There are 24 colored small marbles. Eight marbles are in red, another eight marbles are in green, and the remaining eight are in blue. The dealer put these 24 marbles in a bag. You randomly grab 12 marbles (you can grab them in once or several times, but the total number you grabbed is 12).

The dealer wins if the number of marbles in three colors are 3, 4, and 5. For example, 3 red, 4 blue and 5 green marbles (or 5 red, 4 green, 3 blue). The order is does not matter. So you will pay 30$to the dealer. In any other cases, the dealer will pay you 10$. For example, if you get 8 red, 4 blue, 0 green, you win.

I want to calculate the probability of getting 3,4,5.

Some thoughts:

1. How many unique cases (combination of numbers)? For example, (3r,4b,5g) is the same as (5r,4b,3g). I found 19 (Maybe I am wrong). How to calculate the number of unique cases using some formula or expressions?
2. What is the probability of getting k,m,n? $$p(k,m,n) = ?$$
3. If the game is true than $$p(3,4,5)$$ is larger than other possibility.

The question: $$p(k,m,n) = ?$$

• It's not clear what you mean by "unique cases". If all marbles of the same color are indistinguishable then there are only $6$ ways to get the winning pattern. If, for computation, we are treating all the balls as unique there are $6\times \binom 83 \times \binom 84\times \binom 85$.
– lulu
Commented Apr 1 at 22:30
• Yes, the same colored marbles are indistinguishable. For example, the case (8, 4, 0) includes (8r, 4g, 0b), (8g,4b,0r)... So you get it right. Commented Apr 2 at 2:43
• But the number you got is for the case(3,4,5). The number of unique cases means (3,4,5), (0,4,8), (2,4,6),....etc, I am counting how many (k,m,n) exist. Commented Apr 2 at 2:54
• I get that the probability is about 48.7%, so the game's expectation is negative. Commented Apr 2 at 7:00
• @ParclyTaxel that probability is right, but the expectation is positive since the dealer gets a much higher payout.
– lulu
Commented Apr 2 at 7:38

To summarize the discussion in the comments:

For problems like this, it's best to regard all the marbles as distinct. You can, of course, treat all marbles as indistinct up to color, but in that case you have to deal with the fact that the various results are not equally probable. $$\{3,4,5\}$$ is considerably more probable than $$\{6,6,0\}$$ or even $$\{4,4,4\}$$ as the latter can only be obtained in one way, while the former can be obtained in six.

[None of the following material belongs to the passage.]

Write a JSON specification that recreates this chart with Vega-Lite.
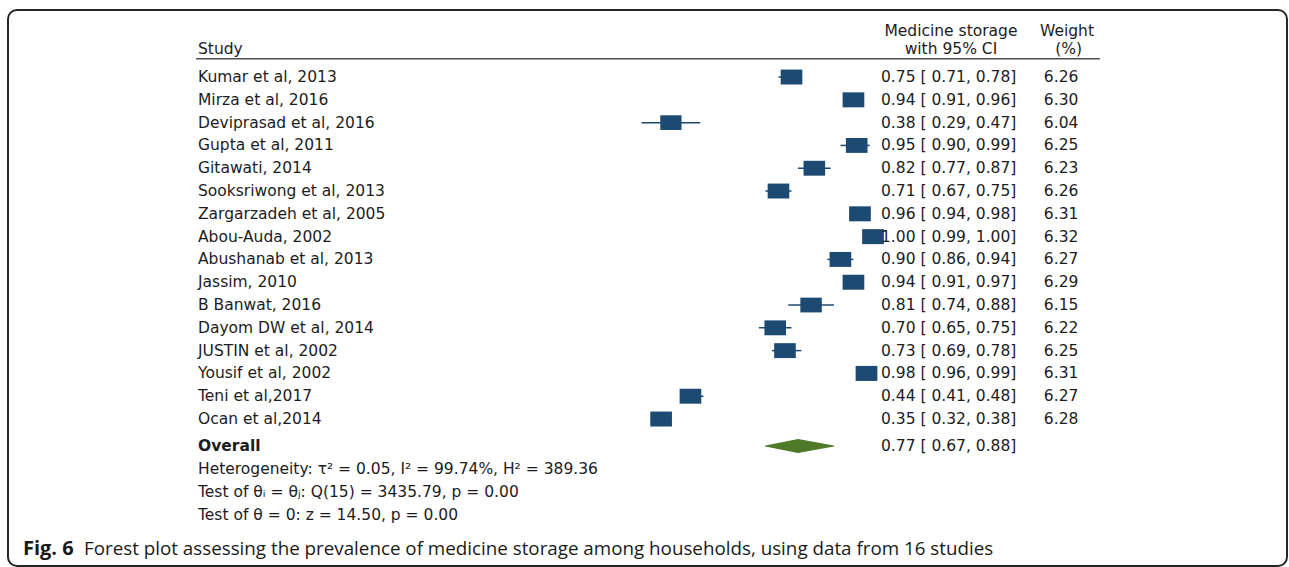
{
  "$schema": "https://vega.github.io/schema/vega-lite/v6.json",
  "width": 1279,
  "height": 556,
  "autosize": {"type": "none"},
  "padding": {"left": 8, "top": 10, "right": 2, "bottom": 1},
  "background": "white",
  "config": {
    "view": {"stroke": "#262626", "strokeWidth": 2, "cornerRadius": 9},
    "axis": {"disable": true},
    "text": {"font": "DejaVu Sans", "fontSize": 15.5, "fill": "#1c1c1c", "baseline": "middle"}
  },
  "datasets": {
    "studies": [
      {"row": 1, "study": "Kumar et al, 2013", "est": 0.75, "lo": 0.71, "hi": 0.78, "ci": "0.75 [ 0.71, 0.78]", "weight": 6.26},
      {"row": 2, "study": "Mirza et al, 2016", "est": 0.94, "lo": 0.91, "hi": 0.96, "ci": "0.94 [ 0.91, 0.96]", "weight": 6.30},
      {"row": 3, "study": "Deviprasad et al, 2016", "est": 0.38, "lo": 0.29, "hi": 0.47, "ci": "0.38 [ 0.29, 0.47]", "weight": 6.04},
      {"row": 4, "study": "Gupta et al, 2011", "est": 0.95, "lo": 0.90, "hi": 0.99, "ci": "0.95 [ 0.90, 0.99]", "weight": 6.25},
      {"row": 5, "study": "Gitawati, 2014", "est": 0.82, "lo": 0.77, "hi": 0.87, "ci": "0.82 [ 0.77, 0.87]", "weight": 6.23},
      {"row": 6, "study": "Sooksriwong et al, 2013", "est": 0.71, "lo": 0.67, "hi": 0.75, "ci": "0.71 [ 0.67, 0.75]", "weight": 6.26},
      {"row": 7, "study": "Zargarzadeh et al, 2005", "est": 0.96, "lo": 0.94, "hi": 0.98, "ci": "0.96 [ 0.94, 0.98]", "weight": 6.31},
      {"row": 8, "study": "Abou-Auda, 2002", "est": 1.00, "lo": 0.99, "hi": 1.00, "ci": "1.00 [ 0.99, 1.00]", "weight": 6.32},
      {"row": 9, "study": "Abushanab et al, 2013", "est": 0.90, "lo": 0.86, "hi": 0.94, "ci": "0.90 [ 0.86, 0.94]", "weight": 6.27},
      {"row": 10, "study": "Jassim, 2010", "est": 0.94, "lo": 0.91, "hi": 0.97, "ci": "0.94 [ 0.91, 0.97]", "weight": 6.29},
      {"row": 11, "study": "B Banwat, 2016", "est": 0.81, "lo": 0.74, "hi": 0.88, "ci": "0.81 [ 0.74, 0.88]", "weight": 6.15},
      {"row": 12, "study": "Dayom DW et al, 2014", "est": 0.70, "lo": 0.65, "hi": 0.75, "ci": "0.70 [ 0.65, 0.75]", "weight": 6.22},
      {"row": 13, "study": "JUSTIN et al, 2002", "est": 0.73, "lo": 0.69, "hi": 0.78, "ci": "0.73 [ 0.69, 0.78]", "weight": 6.25},
      {"row": 14, "study": "Yousif et al, 2002", "est": 0.98, "lo": 0.96, "hi": 0.99, "ci": "0.98 [ 0.96, 0.99]", "weight": 6.31},
      {"row": 15, "study": "Teni et al,2017", "est": 0.44, "lo": 0.41, "hi": 0.48, "ci": "0.44 [ 0.41, 0.48]", "weight": 6.27},
      {"row": 16, "study": "Ocan et al,2014", "est": 0.35, "lo": 0.32, "hi": 0.38, "ci": "0.35 [ 0.32, 0.38]", "weight": 6.28}
    ],
    "overall": [
      {"study": "Overall", "est": 0.77, "lo": 0.67, "hi": 0.88, "ci": "0.77 [ 0.67, 0.88]"}
    ],
    "one": [{}]
  },
  "layer": [
    {
      "data": {"name": "studies"},
      "mark": {"type": "rule", "color": "#1d4a72", "strokeWidth": 1.5},
      "encoding": {
        "x": {"field": "lo", "type": "quantitative", "axis": null, "scale": {"domain": [-1.6534, 2.2699], "nice": false, "zero": false}},
        "x2": {"field": "hi"},
        "y": {"field": "row", "type": "quantitative", "axis": null, "scale": {"domain": [-1.94, 22.446], "reverse": true, "nice": false, "zero": false}}
      }
    },
    {
      "data": {"name": "studies"},
      "mark": {"type": "point", "shape": "M-1.45,-1H1.45V1H-1.45Z", "filled": true, "color": "#1d4a72", "opacity": 1},
      "encoding": {
        "x": {"field": "est", "type": "quantitative"},
        "y": {"field": "row", "type": "quantitative"},
        "size": {"field": "weight", "type": "quantitative", "scale": {"domain": [0, 6.32], "range": [0, 225]}, "legend": null}
      }
    },
    {
      "data": {"name": "studies"},
      "mark": {"type": "text", "align": "left"},
      "encoding": {
        "x": {"datum": -1.0706},
        "y": {"field": "row", "type": "quantitative"},
        "text": {"field": "study"}
      }
    },
    {
      "data": {"name": "studies"},
      "mark": {"type": "text", "align": "left"},
      "encoding": {
        "x": {"datum": 1.0245},
        "y": {"field": "row", "type": "quantitative"},
        "text": {"field": "ci"}
      }
    },
    {
      "data": {"name": "studies"},
      "mark": {"type": "text", "align": "center"},
      "encoding": {
        "x": {"datum": 1.577},
        "y": {"field": "row", "type": "quantitative"},
        "text": {"field": "weight", "format": ".2f"}
      }
    },
    {
      "data": {"name": "overall"},
      "transform": [{"fold": ["lo", "est", "hi"], "as": ["pt", "xv"]}],
      "mark": {"type": "trail", "color": "#4e7a29"},
      "encoding": {
        "x": {"field": "xv", "type": "quantitative"},
        "y": {"datum": 17.18},
        "size": {"condition": {"test": "datum.pt == 'est'", "value": 14}, "value": 0}
      }
    },
    {
      "data": {"name": "overall"},
      "mark": {"type": "text", "align": "left", "fontWeight": "bold"},
      "encoding": {"x": {"datum": -1.0706}, "y": {"datum": 17.18}, "text": {"field": "study"}}
    },
    {
      "data": {"name": "overall"},
      "mark": {"type": "text", "align": "left"},
      "encoding": {"x": {"datum": 1.0245}, "y": {"datum": 17.18}, "text": {"field": "ci"}}
    },
    {
      "data": {"name": "one"},
      "mark": {"type": "text", "align": "left", "text": "Study"},
      "encoding": {"x": {"datum": -1.0706}, "y": {"datum": -0.228}}
    },
    {
      "data": {"name": "one"},
      "mark": {"type": "text", "align": "center", "text": "Medicine storage"},
      "encoding": {"x": {"datum": 1.239}, "y": {"datum": -1.018}}
    },
    {
      "data": {"name": "one"},
      "mark": {"type": "text", "align": "center", "text": "with 95% CI"},
      "encoding": {"x": {"datum": 1.239}, "y": {"datum": -0.228}}
    },
    {
      "data": {"name": "one"},
      "mark": {"type": "text", "align": "center", "text": "Weight"},
      "encoding": {"x": {"datum": 1.595}, "y": {"datum": -1.018}}
    },
    {
      "data": {"name": "one"},
      "mark": {"type": "text", "align": "center", "text": "(%)"},
      "encoding": {"x": {"datum": 1.6}, "y": {"datum": -0.228}}
    },
    {
      "data": {"name": "one"},
      "mark": {"type": "rule", "color": "#4d4d4d", "strokeWidth": 1.5},
      "encoding": {"x": {"datum": -1.0767}, "x2": {"datum": 1.696}, "y": {"datum": 0.197}}
    },
    {
      "data": {"name": "one"},
      "mark": {"type": "text", "align": "left", "text": "Heterogeneity: τ² = 0.05, I² = 99.74%, H² = 389.36"},
      "encoding": {"x": {"datum": -1.0706}, "y": {"datum": 18.19}}
    },
    {
      "data": {"name": "one"},
      "mark": {"type": "text", "align": "left", "text": "Test of θᵢ = θⱼ: Q(15) = 3435.79, p = 0.00"},
      "encoding": {"x": {"datum": -1.0706}, "y": {"datum": 19.19}}
    },
    {
      "data": {"name": "one"},
      "mark": {"type": "text", "align": "left", "text": "Test of θ = 0: z = 14.50, p = 0.00"},
      "encoding": {"x": {"datum": -1.0706}, "y": {"datum": 20.2}}
    },
    {
      "data": {"name": "one"},
      "mark": {"type": "text", "align": "left", "text": "Fig. 6", "font": "Open Sans", "fontSize": 20, "fontWeight": "bold", "fill": "#1a1a1a"},
      "encoding": {"x": {"datum": -1.6074}, "y": {"datum": 21.7}}
    },
    {
      "data": {"name": "one"},
      "mark": {"type": "text", "align": "left", "text": "Forest plot assessing the prevalence of medicine storage among households, using data from 16 studies", "font": "Open Sans", "fontSize": 18.8, "fill": "#1a1a1a"},
      "encoding": {"x": {"datum": -1.4203}, "y": {"datum": 21.7}}
    }
  ]
}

If the marbles are thought of as distinct, there are $$\binom {24}{12}$$ ways to choose $$10$$ of them.

There are $$6\times \binom 85\times \binom 84\times \binom 83$$ ways to choose $$5$$ of one color, $$4$$ of another, and $$3$$ of the third. The answer we seek is the ratio $$6\times \binom 85\times \binom 84\times \binom 83\Bigg / \binom {24}{12}\approx \boxed {.487}$$

Note that this makes the game very attractive to the dealer, as the dealer's expected payout is $$30\times .487-10\times (1-.487)\approx 9.483$$

As a side note, a similar computation shows that the probability of getting $$\{4,4,4\}$$ is $$\binom 84\times \binom 84\times \binom 84\Bigg / \binom {24}{12}\approx \boxed {.1268}$$ Much smaller, as claimed. Of course, collections like $$\{6,6,0\}$$ or $$\{8,2,2\}$$ are much less probable still.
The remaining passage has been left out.